A new provider emerges that's better for your use case? You can test and integrate them in the time it takes traditional systems to get approval from legal.
Speed becomes a business lever. It unlocks negotiating leverage that didn't exist before.
A new business model becomes possible
Imagine a brand that dynamically selects print providers based on current pricing, capacity, and SLA.
Today: impossible. You're locked into your two or three integrated providers. You take whoever has availability.
With platform-level routing: feasible. You could be connected to fifteen providers. Your platform routes each order to whoever is best-suited at that moment. Pricing changes? Capacity shifts? Quality issues emerge? The system adapts automatically.

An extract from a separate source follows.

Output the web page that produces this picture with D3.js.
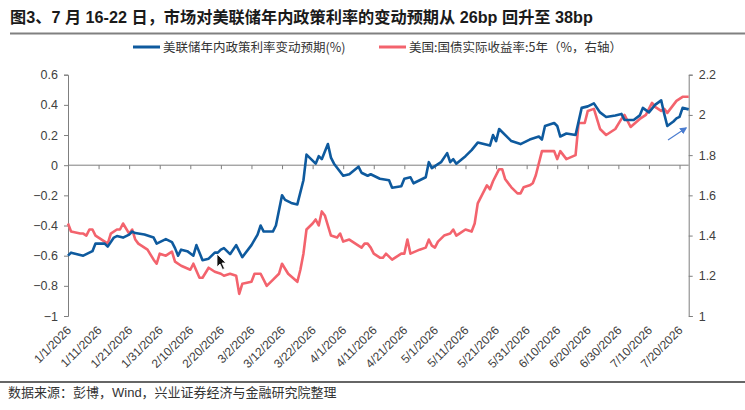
<!DOCTYPE html>
<html><head><meta charset="utf-8">
<script src="https://cdn.jsdelivr.net/npm/d3@7"></script>
<style>
html,body{margin:0;padding:0;background:#fff;}
svg{display:block;}
</style></head>
<body>
<svg id="c" width="745" height="410"></svg>
<script>
// ---- data (days counted from 2026-01-01) ----
const blueDay = [0,1,3,5,6,8,9,11,12,13,15,16,18,20,21,22,25,28,29,31,32,34,35,36,37,39,41,42,44,46,48,49,50,51,53,55,57,60,62,63,64,67,68,70,71,73,75,77,78,81,82,83,85,86,87,90,92,95,96,98,99,101,102,105,106,109,110,112,113,117,118,119,122,124,125,126,127,130,132,134,138,139,140,141,145,148,151,154,155,156,159,160,161,163,166,168,170,172,174,176,179,181,182,185,187,188,190,192,194,195,196,198,199,200,201,203];
const blueVal = [-0.60,-0.58,-0.59,-0.60,-0.59,-0.57,-0.52,-0.52,-0.52,-0.54,-0.48,-0.47,-0.48,-0.46,-0.44,-0.45,-0.46,-0.48,-0.52,-0.50,-0.49,-0.51,-0.55,-0.60,-0.56,-0.57,-0.60,-0.53,-0.63,-0.62,-0.58,-0.58,-0.56,-0.55,-0.59,-0.53,-0.61,-0.53,-0.46,-0.40,-0.44,-0.44,-0.40,-0.20,-0.23,-0.25,-0.26,-0.10,0.07,0.01,0.06,0.04,0.14,0.05,0.01,-0.07,-0.06,-0.01,-0.05,-0.07,-0.06,-0.08,-0.09,-0.10,-0.15,-0.14,-0.09,-0.08,-0.12,-0.08,0.02,-0.02,0.02,0.08,0.02,0.04,0.01,0.06,0.10,0.15,0.13,0.20,0.16,0.24,0.16,0.14,0.17,0.19,0.17,0.26,0.28,0.26,0.19,0.21,0.20,0.38,0.39,0.41,0.35,0.32,0.33,0.34,0.30,0.30,0.33,0.38,0.35,0.40,0.43,0.34,0.26,0.29,0.31,0.32,0.38,0.37];
const redDay = [0,1,4,5,6,7,8,9,11,13,14,16,17,18,20,21,22,23,26,28,29,30,32,34,35,37,40,41,43,44,46,48,50,51,53,55,56,57,60,61,63,65,67,69,70,72,75,76,77,78,80,81,82,83,84,86,88,89,90,92,94,96,97,98,99,100,101,102,103,104,106,107,109,110,111,112,115,117,118,119,120,121,123,125,126,127,128,130,132,133,134,135,137,138,139,141,142,143,145,147,148,149,151,152,153,155,156,159,160,161,163,166,167,169,170,172,174,176,179,181,182,184,187,189,191,192,194,195,196,199,201,203];
const redVal = [1.46,1.42,1.41,1.41,1.40,1.43,1.43,1.40,1.38,1.36,1.41,1.43,1.43,1.46,1.41,1.43,1.38,1.36,1.33,1.28,1.26,1.31,1.30,1.32,1.27,1.25,1.23,1.26,1.19,1.19,1.24,1.22,1.21,1.20,1.21,1.20,1.11,1.16,1.17,1.21,1.21,1.15,1.18,1.21,1.26,1.21,1.17,1.23,1.31,1.43,1.46,1.48,1.45,1.52,1.50,1.40,1.39,1.41,1.37,1.38,1.36,1.34,1.36,1.36,1.34,1.31,1.30,1.29,1.29,1.31,1.28,1.29,1.31,1.31,1.38,1.31,1.33,1.34,1.38,1.35,1.34,1.37,1.40,1.41,1.43,1.40,1.41,1.43,1.42,1.46,1.56,1.59,1.65,1.63,1.67,1.73,1.73,1.68,1.64,1.61,1.61,1.64,1.65,1.66,1.70,1.82,1.82,1.82,1.78,1.82,1.78,1.80,1.96,1.96,2.02,2.03,1.93,1.90,1.93,1.98,2.00,1.94,1.98,2.00,2.06,2.04,2.02,2.03,2.01,2.07,2.09,2.09];
const leftTicks = [0.6,0.4,0.2,0,-0.2,-0.4,-0.6,-0.8,-1];
const rightTicks = [2.2,2,1.8,1.6,1.4,1.2,1];
const titleText = "图3、7 月 16-22 日，市场对美联储年内政策利率的变动预期从 26bp 回升至 38bp";
const legendBlue = "美联储年内政策利率变动预期(%)";
const legendRed = "美国:国债实际收益率:5年（%，右轴）";
const sourceText = "数据来源：彭博，Wind，兴业证券经济与金融研究院整理";

// ---- drawing ----
const svg = d3.select("#c");
const start = new Date(2026,0,1);
const dayToDate = d => d3.timeDay.offset(start, d);
const L = 68, R = 688.7, T = 74.7, B = 316;
const x = d3.scaleTime().domain([start, dayToDate(203)]).range([L, R]);
const yL = d3.scaleLinear().domain([-1, 0.6]).range([B, T]);
const yR = d3.scaleLinear().domain([1, 2.2]).range([B, T]);
const axisColor = "#7f7f7f";
const numFont = "'Liberation Sans', Arial, sans-serif";
const cjkFont = "'Liberation Sans', 'Noto Sans CJK SC', sans-serif";

// title
svg.append("text").attr("x", 10).attr("y", 23)
  .attr("font-family", cjkFont).attr("font-weight", "bold").attr("font-size", 16.2)
  .attr("fill", "#1a1a1a").text(titleText);
svg.append("line").attr("x1", 10).attr("x2", 745).attr("y1", 33.5).attr("y2", 33.5)
  .attr("stroke", "#808080").attr("stroke-width", 2);

// legend
const lg = svg.append("g").attr("font-family", "'Noto Sans CJK SC', sans-serif").attr("font-size", 12.5).attr("fill", "#333");
lg.append("line").attr("x1", 133).attr("x2", 160).attr("y1", 47).attr("y2", 47).attr("stroke", "#0e5a9e").attr("stroke-width", 3);
lg.append("text").attr("x", 163).attr("y", 51.5).text(legendBlue);
lg.append("line").attr("x1", 379).attr("x2", 406).attr("y1", 47).attr("y2", 47).attr("stroke", "#f3636d").attr("stroke-width", 3);
lg.append("text").attr("x", 409).attr("y", 51.5).text(legendRed);

// left axis
const gl = svg.append("g").attr("transform", `translate(${L},0)`)
  .call(d3.axisLeft(yL).tickValues(leftTicks).tickSize(4).tickPadding(6).tickFormat(d => d3.format("")(+d.toFixed(1))));
// right axis
const gr = svg.append("g").attr("transform", `translate(${R},0)`)
  .call(d3.axisRight(yR).tickValues(rightTicks).tickSize(4).tickPadding(6).tickFormat(d => d3.format("")(+d.toFixed(1))));
[gl, gr].forEach(g => {
  g.select(".domain").attr("stroke", axisColor);
  g.selectAll(".tick line").attr("stroke", axisColor);
  g.selectAll("text").attr("font-family", numFont).attr("font-size", 12.5).attr("fill", "#404040");
});

// x axis at zero
const xTicks = d3.range(0, 201, 10).map(dayToDate);
const gx = svg.append("g").attr("transform", `translate(0,${yL(0)})`)
  .call(d3.axisBottom(x).tickValues(xTicks).tickSize(4).tickFormat(""));
gx.select(".domain").attr("stroke", axisColor).attr("d", `M${L},0H${R}`);
gx.selectAll(".tick line").attr("stroke", axisColor);

// x labels at bottom
const fmt = d3.timeFormat("%-m/%-d/%Y");
svg.append("g").selectAll("text").data(xTicks).join("text")
  .attr("transform", d => `translate(${x(d)+4},${B+15}) rotate(-45)`)
  .attr("text-anchor", "end")
  .attr("font-family", numFont).attr("font-size", 12).attr("fill", "#404040")
  .text(d => fmt(d));

// lines
const lineL = d3.line().x((d,i) => x(dayToDate(blueDay[i]))).y(d => yL(d));
const lineR = d3.line().x((d,i) => x(dayToDate(redDay[i]))).y(d => yR(d));
svg.append("path").attr("d", lineR(redVal)).attr("fill", "none").attr("stroke", "#f3636d").attr("stroke-width", 2.6).attr("stroke-linejoin", "round");
svg.append("path").attr("d", lineL(blueVal)).attr("fill", "none").attr("stroke", "#0e5a9e").attr("stroke-width", 2.6).attr("stroke-linejoin", "round");

// annotation arrow
const defs = svg.append("defs");
defs.append("marker").attr("id", "ah").attr("viewBox", "0 0 10 10").attr("refX", 8).attr("refY", 5)
  .attr("markerWidth", 6).attr("markerHeight", 6).attr("orient", "auto")
  .append("path").attr("d", "M0,0L10,5L0,10z").attr("fill", "#4a7cd0");
svg.append("line").attr("x1", 668).attr("y1", 140).attr("x2", 686).attr("y2", 128)
  .attr("stroke", "#4a7cd0").attr("stroke-width", 1.2).attr("marker-end", "url(#ah)");

// mouse cursor (as in the screenshot)
svg.append("path").attr("d", "M217,254 L217,267 L220,264 L222.5,269.5 L224.5,268.5 L222,263 L226,263 Z")
  .attr("fill", "#111").attr("stroke", "#fff").attr("stroke-width", 0.8);

// source
svg.append("line").attr("x1", 0).attr("x2", 745).attr("y1", 382).attr("y2", 382).attr("stroke", "#333").attr("stroke-width", 1.5);
svg.append("text").attr("x", 8).attr("y", 397).attr("font-family", cjkFont).attr("font-size", 13).attr("fill", "#333").text(sourceText);
</script>
</body></html>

This is what Uber does with drivers. What Amazon does with fulfillment centers. What airlines do with codeshare partners.
Print has never had this. Not because it's impossible, but because the integration tax made it impractical.
Kill the integration tax, and this model becomes possible.
Speed as a competitive feature
Here's the meta insight: speed of integration becomes a feature you sell.
"We're a major brand. We want to add you as a provider. How fast can you go live?"
Today: 6-12 weeks if you're lucky.
With Oruve: 4-6 days of engineering, plus whatever it takes to get financial/legal approval (which is the same for anyone).
That's a sales advantage. When a new market opportunity emerges, or a new provider enters the market, or your current provider fails, the brand that can move fastest wins.
And that speed only becomes possible with platform thinking. It's why we built Oruve. And it's why, five years from now, the idea of a 6-week integration will seem quaint.